=== Listed entries ===

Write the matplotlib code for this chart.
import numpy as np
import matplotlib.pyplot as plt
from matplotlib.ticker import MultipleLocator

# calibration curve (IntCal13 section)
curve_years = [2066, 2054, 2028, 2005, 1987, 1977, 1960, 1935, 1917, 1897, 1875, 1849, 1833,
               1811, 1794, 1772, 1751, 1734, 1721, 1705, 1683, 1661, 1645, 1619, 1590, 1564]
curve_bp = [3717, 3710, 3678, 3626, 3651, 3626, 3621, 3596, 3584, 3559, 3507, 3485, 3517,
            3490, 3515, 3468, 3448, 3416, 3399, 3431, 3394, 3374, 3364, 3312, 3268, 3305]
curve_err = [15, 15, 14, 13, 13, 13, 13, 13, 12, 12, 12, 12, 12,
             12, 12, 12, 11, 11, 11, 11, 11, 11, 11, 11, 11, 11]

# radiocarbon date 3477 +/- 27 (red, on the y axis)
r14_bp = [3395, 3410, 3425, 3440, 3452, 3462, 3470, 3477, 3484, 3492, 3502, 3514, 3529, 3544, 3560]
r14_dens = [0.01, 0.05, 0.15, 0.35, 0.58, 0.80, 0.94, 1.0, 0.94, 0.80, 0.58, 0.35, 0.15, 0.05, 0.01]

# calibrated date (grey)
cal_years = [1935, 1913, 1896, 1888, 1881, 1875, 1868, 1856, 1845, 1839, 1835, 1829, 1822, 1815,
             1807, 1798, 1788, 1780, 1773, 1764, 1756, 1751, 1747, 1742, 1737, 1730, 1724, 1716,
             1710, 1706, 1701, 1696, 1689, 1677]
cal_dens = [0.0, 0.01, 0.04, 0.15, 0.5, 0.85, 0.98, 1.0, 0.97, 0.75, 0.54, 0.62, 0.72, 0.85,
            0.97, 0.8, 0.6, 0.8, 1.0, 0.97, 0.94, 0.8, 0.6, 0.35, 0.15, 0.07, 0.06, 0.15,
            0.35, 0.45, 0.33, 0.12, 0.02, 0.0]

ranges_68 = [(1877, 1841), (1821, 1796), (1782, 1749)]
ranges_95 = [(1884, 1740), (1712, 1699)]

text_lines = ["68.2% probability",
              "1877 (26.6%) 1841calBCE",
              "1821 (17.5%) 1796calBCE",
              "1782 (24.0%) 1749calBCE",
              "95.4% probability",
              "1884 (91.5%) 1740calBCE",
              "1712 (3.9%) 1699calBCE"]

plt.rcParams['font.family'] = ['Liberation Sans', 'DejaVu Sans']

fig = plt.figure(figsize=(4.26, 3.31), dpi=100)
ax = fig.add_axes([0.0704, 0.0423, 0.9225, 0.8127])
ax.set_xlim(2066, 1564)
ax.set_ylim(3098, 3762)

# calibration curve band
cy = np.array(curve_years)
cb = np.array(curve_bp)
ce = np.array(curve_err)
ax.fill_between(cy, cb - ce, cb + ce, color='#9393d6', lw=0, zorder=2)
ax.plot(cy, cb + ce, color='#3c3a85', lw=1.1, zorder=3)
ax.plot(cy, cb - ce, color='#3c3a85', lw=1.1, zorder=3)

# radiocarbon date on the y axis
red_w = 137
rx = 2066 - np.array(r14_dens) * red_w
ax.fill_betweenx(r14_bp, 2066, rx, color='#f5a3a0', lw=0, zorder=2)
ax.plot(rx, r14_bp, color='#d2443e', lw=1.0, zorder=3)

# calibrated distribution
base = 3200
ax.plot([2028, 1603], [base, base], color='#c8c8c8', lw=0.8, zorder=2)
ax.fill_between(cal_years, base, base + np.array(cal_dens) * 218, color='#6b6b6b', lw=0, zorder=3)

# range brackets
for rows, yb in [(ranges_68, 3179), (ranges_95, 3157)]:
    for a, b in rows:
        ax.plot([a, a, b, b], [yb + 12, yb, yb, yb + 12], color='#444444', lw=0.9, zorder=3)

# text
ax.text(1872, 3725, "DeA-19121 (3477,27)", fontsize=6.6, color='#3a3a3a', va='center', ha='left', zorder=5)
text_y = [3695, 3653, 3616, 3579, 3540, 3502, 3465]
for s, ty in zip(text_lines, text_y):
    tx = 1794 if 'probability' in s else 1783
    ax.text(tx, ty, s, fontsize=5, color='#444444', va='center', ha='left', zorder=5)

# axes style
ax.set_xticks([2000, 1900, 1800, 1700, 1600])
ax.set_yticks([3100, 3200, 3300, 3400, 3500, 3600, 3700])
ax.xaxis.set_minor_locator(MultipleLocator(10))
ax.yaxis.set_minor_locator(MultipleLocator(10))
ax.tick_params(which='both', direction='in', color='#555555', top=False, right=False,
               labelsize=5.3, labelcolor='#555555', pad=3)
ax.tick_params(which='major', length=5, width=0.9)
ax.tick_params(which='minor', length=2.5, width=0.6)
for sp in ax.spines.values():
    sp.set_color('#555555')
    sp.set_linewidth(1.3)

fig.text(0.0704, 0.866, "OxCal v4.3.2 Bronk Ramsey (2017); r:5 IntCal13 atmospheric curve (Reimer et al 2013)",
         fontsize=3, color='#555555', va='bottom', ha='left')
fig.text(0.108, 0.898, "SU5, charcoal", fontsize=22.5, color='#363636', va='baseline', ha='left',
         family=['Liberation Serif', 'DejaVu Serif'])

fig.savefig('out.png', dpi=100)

===
=== Listed entries ===

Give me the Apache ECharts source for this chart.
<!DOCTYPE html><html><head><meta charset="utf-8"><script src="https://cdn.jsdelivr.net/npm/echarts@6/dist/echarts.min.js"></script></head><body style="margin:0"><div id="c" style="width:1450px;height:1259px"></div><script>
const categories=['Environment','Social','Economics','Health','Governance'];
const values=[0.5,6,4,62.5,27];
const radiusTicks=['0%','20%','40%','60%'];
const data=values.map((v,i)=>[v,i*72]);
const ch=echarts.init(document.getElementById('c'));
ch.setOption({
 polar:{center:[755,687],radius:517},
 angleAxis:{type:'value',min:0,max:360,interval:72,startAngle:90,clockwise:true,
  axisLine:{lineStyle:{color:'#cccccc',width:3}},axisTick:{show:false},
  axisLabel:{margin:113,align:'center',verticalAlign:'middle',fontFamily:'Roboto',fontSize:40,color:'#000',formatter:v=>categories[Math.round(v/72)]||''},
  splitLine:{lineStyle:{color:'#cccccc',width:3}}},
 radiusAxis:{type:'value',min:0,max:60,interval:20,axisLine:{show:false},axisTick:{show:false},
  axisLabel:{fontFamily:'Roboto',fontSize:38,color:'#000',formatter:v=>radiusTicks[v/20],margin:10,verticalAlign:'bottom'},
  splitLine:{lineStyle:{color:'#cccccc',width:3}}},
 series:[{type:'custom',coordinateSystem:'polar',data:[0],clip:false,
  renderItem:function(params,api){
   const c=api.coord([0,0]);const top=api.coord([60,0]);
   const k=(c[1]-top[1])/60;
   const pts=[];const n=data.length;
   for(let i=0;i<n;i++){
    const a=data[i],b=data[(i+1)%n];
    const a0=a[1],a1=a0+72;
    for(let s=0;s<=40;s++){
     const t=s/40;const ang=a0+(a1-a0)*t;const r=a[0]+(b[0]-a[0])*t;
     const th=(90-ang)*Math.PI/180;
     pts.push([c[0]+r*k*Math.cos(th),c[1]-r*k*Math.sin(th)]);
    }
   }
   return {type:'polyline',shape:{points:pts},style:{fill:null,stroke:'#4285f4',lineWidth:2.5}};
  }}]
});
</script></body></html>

===

Requirement: Transcribe the lines above from the one with "Give me the" through the one with "</script></body></html>". Include both ends and leave out every other line.

Written answer:
Give me the Apache ECharts source for this chart.
<!DOCTYPE html><html><head><meta charset="utf-8"><script src="https://cdn.jsdelivr.net/npm/echarts@6/dist/echarts.min.js"></script></head><body style="margin:0"><div id="c" style="width:1450px;height:1259px"></div><script>
const categories=['Environment','Social','Economics','Health','Governance'];
const values=[0.5,6,4,62.5,27];
const radiusTicks=['0%','20%','40%','60%'];
const data=values.map((v,i)=>[v,i*72]);
const ch=echarts.init(document.getElementById('c'));
ch.setOption({
 polar:{center:[755,687],radius:517},
 angleAxis:{type:'value',min:0,max:360,interval:72,startAngle:90,clockwise:true,
  axisLine:{lineStyle:{color:'#cccccc',width:3}},axisTick:{show:false},
  axisLabel:{margin:113,align:'center',verticalAlign:'middle',fontFamily:'Roboto',fontSize:40,color:'#000',formatter:v=>categories[Math.round(v/72)]||''},
  splitLine:{lineStyle:{color:'#cccccc',width:3}}},
 radiusAxis:{type:'value',min:0,max:60,interval:20,axisLine:{show:false},axisTick:{show:false},
  axisLabel:{fontFamily:'Roboto',fontSize:38,color:'#000',formatter:v=>radiusTicks[v/20],margin:10,verticalAlign:'bottom'},
  splitLine:{lineStyle:{color:'#cccccc',width:3}}},
 series:[{type:'custom',coordinateSystem:'polar',data:[0],clip:false,
  renderItem:function(params,api){
   const c=api.coord([0,0]);const top=api.coord([60,0]);
   const k=(c[1]-top[1])/60;
   const pts=[];const n=data.length;
   for(let i=0;i<n;i++){
    const a=data[i],b=data[(i+1)%n];
    const a0=a[1],a1=a0+72;
    for(let s=0;s<=40;s++){
     const t=s/40;const ang=a0+(a1-a0)*t;const r=a[0]+(b[0]-a[0])*t;
     const th=(90-ang)*Math.PI/180;
     pts.push([c[0]+r*k*Math.cos(th),c[1]-r*k*Math.sin(th)]);
    }
   }
   return {type:'polyline',shape:{points:pts},style:{fill:null,stroke:'#4285f4',lineWidth:2.5}};
  }}]
});
</script></body></html>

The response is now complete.